Book review - Counseling one another - A Theology of Interpersonal Discipleship - Paul Tautges - Shepherd's Press

Boy am I late with this review! When that happens sometimes it means that I've been ill, or extra-busy, or traveling. Sometimes it means I didn't like the book and I don't want to say so. But sometimes it means I really liked the book. And this is one of those times.

Have you ever wondered what Paul would make of our understanding of some of the things he wrote? For me the classic one is "speaking the truth in love". I think if Paul could see what we often make of that verse he would be appalled. Instead of a community united in love to share the truth of Jesus we turn it into a reason to divide the community by telling each other what we think of them, convinced that our opinion is just the truth, in love of course...

Another is the little phrase in Romans 15 where Paul expresses his confidence that the Roman Christians are competent to counsel one another. This turned into a polemic against dependence on psychology and psychiatry and a motor for pastors to train in the skills necessary for nouthetic - confrontational counselling. Is that what Paul had in mind when he wrote?
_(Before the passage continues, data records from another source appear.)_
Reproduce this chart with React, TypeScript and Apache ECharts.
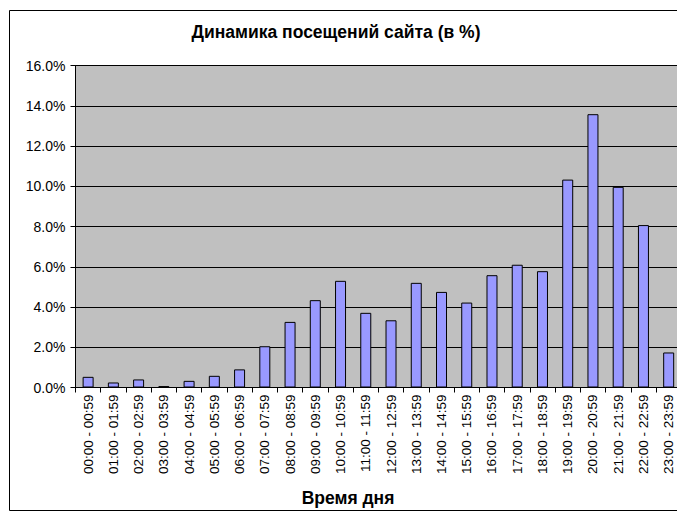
import React, { useEffect, useRef } from "react";
import * as echarts from "echarts";

const categories = [
  "00:00 - 00:59", "01:00 - 01:59", "02:00 - 02:59", "03:00 - 03:59",
  "04:00 - 04:59", "05:00 - 05:59", "06:00 - 06:59", "07:00 - 07:59",
  "08:00 - 08:59", "09:00 - 09:59", "10:00 - 10:59", "11:00 - 11:59",
  "12:00 - 12:59", "13:00 - 13:59", "14:00 - 14:59", "15:00 - 15:59",
  "16:00 - 16:59", "17:00 - 17:59", "18:00 - 18:59", "19:00 - 19:59",
  "20:00 - 20:59", "21:00 - 21:59", "22:00 - 22:59", "23:00 - 23:59",
];

const visits = [
  0.53, 0.25, 0.4, 0.07, 0.33, 0.58, 0.9, 2.05, 3.26, 4.34, 5.3, 3.71,
  3.34, 5.2, 4.75, 4.22, 5.58, 6.1, 5.78, 10.33, 13.58, 9.97, 8.07, 1.74,
];

const titleText = "Динамика посещений сайта (в %)";
const xAxisTitle = "Время дня";
const yMax = 16;
const yStep = 2;

const FONT = "Arial, 'Liberation Sans', sans-serif";

export default function App() {
  const ref = useRef<HTMLDivElement>(null);
  useEffect(() => {
    if (!ref.current) return;
    const chart = echarts.init(ref.current, undefined, { renderer: "svg" });
    chart.setOption({
      animation: false,
      backgroundColor: "#ffffff",
      textStyle: { fontFamily: FONT },
      graphic: [
        {
          type: "rect",
          shape: { x: 9.5, y: 10.5, width: 720, height: 500 },
          style: { fill: "none", stroke: "#000", lineWidth: 1 },
          z: 100,
        },
        {
          type: "text",
          x: 336,
          y: 31.5,
          style: {
            text: titleText,
            font: `bold 17.5px ${FONT}`,
            fill: "#000",
            align: "center",
            verticalAlign: "middle",
          },
        },
        {
          type: "text",
          x: 348,
          y: 497.5,
          style: {
            text: xAxisTitle,
            font: `bold 17.5px ${FONT}`,
            fill: "#000",
            align: "center",
            verticalAlign: "middle",
          },
        },
      ],
      grid: {
        left: 75.5,
        top: 65.5,
        width: 605.8,
        height: 322,
        show: true,
        backgroundColor: "#C0C0C0",
        borderColor: "#808080",
        borderWidth: 1,
      },
      xAxis: {
        type: "category",
        data: categories,
        axisLine: { show: true, lineStyle: { color: "#000", width: 1 } },
        axisTick: { show: true, alignWithLabel: false, length: 5, lineStyle: { color: "#000" } },
        axisLabel: {
          rotate: 90,
          interval: 0,
          margin: 7,
          fontSize: 13.5,
          fontFamily: FONT,
          color: "#000",
        },
        splitLine: { show: false },
      },
      yAxis: {
        type: "value",
        min: 0,
        max: yMax,
        interval: yStep,
        axisLine: { show: true, lineStyle: { color: "#000", width: 1 } },
        axisTick: { show: true, length: 5, lineStyle: { color: "#000" } },
        axisLabel: {
          formatter: (v: number) => `${v.toFixed(1)}%`,
          margin: 10,
          fontSize: 14,
          fontFamily: FONT,
          color: "#000",
        },
        splitLine: { show: true, lineStyle: { color: "#000", width: 1 } },
      },
      series: [
        {
          type: "bar",
          data: visits,
          barWidth: 11,
          itemStyle: { color: "#9999FF", borderColor: "#000", borderWidth: 1 },
        },
      ],
    });
    return () => chart.dispose();
  }, []);
  return (
    <div style={{ position: "absolute", left: 0, top: 0, width: 677, height: 512, overflow: "hidden" }}>
      <div ref={ref} style={{ width: 730, height: 512 }} />
    </div>
  );
}
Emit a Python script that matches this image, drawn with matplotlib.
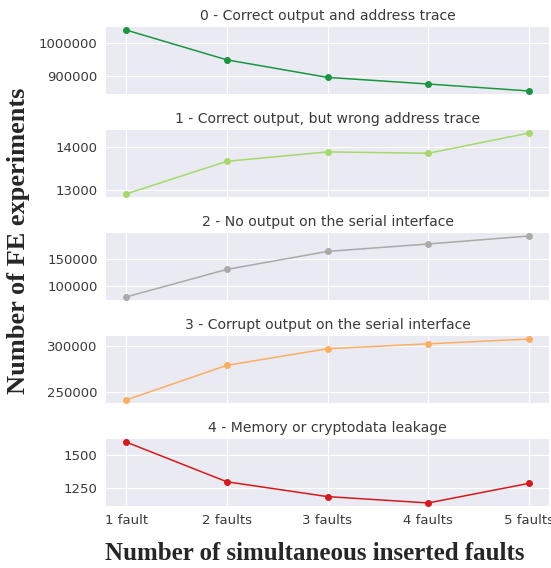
import matplotlib
matplotlib.use("Agg")
import matplotlib.pyplot as plt
import seaborn as sns

sns.set_style("darkgrid")
plt.rcParams["font.family"] = ["DejaVu Sans"]

# Fault-injection outcome counts per number of simultaneous faults
categories = ["1 fault", "2 faults", "3 faults", "4 faults", "5 faults"]
titles = [
    "0 - Correct output and address trace",
    "1 - Correct output, but wrong address trace",
    "2 - No output on the serial interface",
    "3 - Corrupt output on the serial interface",
    "4 - Memory or cryptodata leakage",
]
correct_trace = [1039000, 949000, 896000, 876000, 855000]
wrong_trace = [12920, 13665, 13880, 13848, 14310]
no_output = [79000, 131000, 165000, 179000, 194000]
corrupt_output = [241500, 279000, 297000, 302300, 307500]
leakage = [1600, 1300, 1188, 1140, 1288]

series = [correct_trace, wrong_trace, no_output, corrupt_output, leakage]
colors = ["#1a9641", "#a6d96a", "#aaaaaa", "#fdae61", "#d7191c"]
yticks = [
    [900000, 1000000],
    [13000, 14000],
    [100000, 150000],
    [250000, 300000],
    [1250, 1500],
]

W, H = 551, 568
fig = plt.figure(figsize=(W / 100, H / 100), dpi=100)

left, right = 106, 549
tops = [27, 130, 233, 336, 439]
height = 67
x = list(range(len(categories)))
text_col = "#3a3a3a"

for i, (vals, col, title, yt) in enumerate(zip(series, colors, titles, yticks)):
    top = tops[i]
    ax = fig.add_axes([left / W, 1 - (top + height) / H, (right - left) / W, height / H])
    ax.plot(x, vals, color=col, lw=1.1, marker="o", ms=4)
    ax.set_title(title, fontsize=10.1, color=text_col, pad=5)
    ax.set_yticks(yt)
    ax.set_yticklabels([str(v) for v in yt])
    ax.set_xticks(x)
    ax.set_xlim(-0.2, 4.2)
    ax.tick_params(axis="y", labelsize=9.5, colors=text_col, length=0, pad=6)
    if i == len(series) - 1:
        ax.set_xticklabels(categories)
        ax.tick_params(axis="x", labelsize=9.5, colors=text_col, length=0, pad=6)
    else:
        ax.set_xticklabels([])
        ax.tick_params(axis="x", length=0)
    for s in ax.spines.values():
        s.set_visible(False)

fig.text(315 / W, 1 - 553 / H, "Number of simultaneous inserted faults",
         family="Liberation Serif", fontweight="bold", fontsize=18,
         ha="center", va="center")
fig.text(19 / W, 1 - 241 / H, "Number of FE experiments",
         family="Liberation Serif", fontweight="bold", fontsize=19,
         ha="center", va="center", rotation=90)

fig.savefig("out.png", dpi=100)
Enter Paul Tautges, convinced that the church can be and should be and must be a community of believers in relationship to the Lord and to one another and encouraging one another to love and to holiness, correcting one another, comforting one another, everyone engaged together on the goal of arriving at holiness and likeness to Jesus.

It's a great vision, and it makes for a great book.

It does have weaknesses. Here are three.

The first chapter maps out the reason for the book in the decline of Fuller Seminary's attachment to inerrancy, and therefore the entry of secular psychological dependence into the church. This chapter should be an appendix. Get straight to the meat and taters and put this into an appendix.

Then the book is still involved in the polemic between secular counseling and the life of God in the church. I think that's a pity. The author is not against medical intervention where necessary, but this concern with dependence on analysts, counselors, psychologists and psychiatrists is a bigger problem in some countries and cultures than in others.

Then the author is very forthright in his confrontation of cohabiting unmarried couples etc. He calls a spade a spade. However in many places now the problem of sexual chastity and faithfulness has gone far beyond that. In many cities casual sex for recreation has become the norm in Christian young people.

I suppose what I am saying is that when we write really helpful books it is a good idea to make them applicable as widely as possible, and not to focus too much on the culture we live in and grapple with. Even in writing that sentence I can see how hard that must be to achieve. Don't ask for much, do I?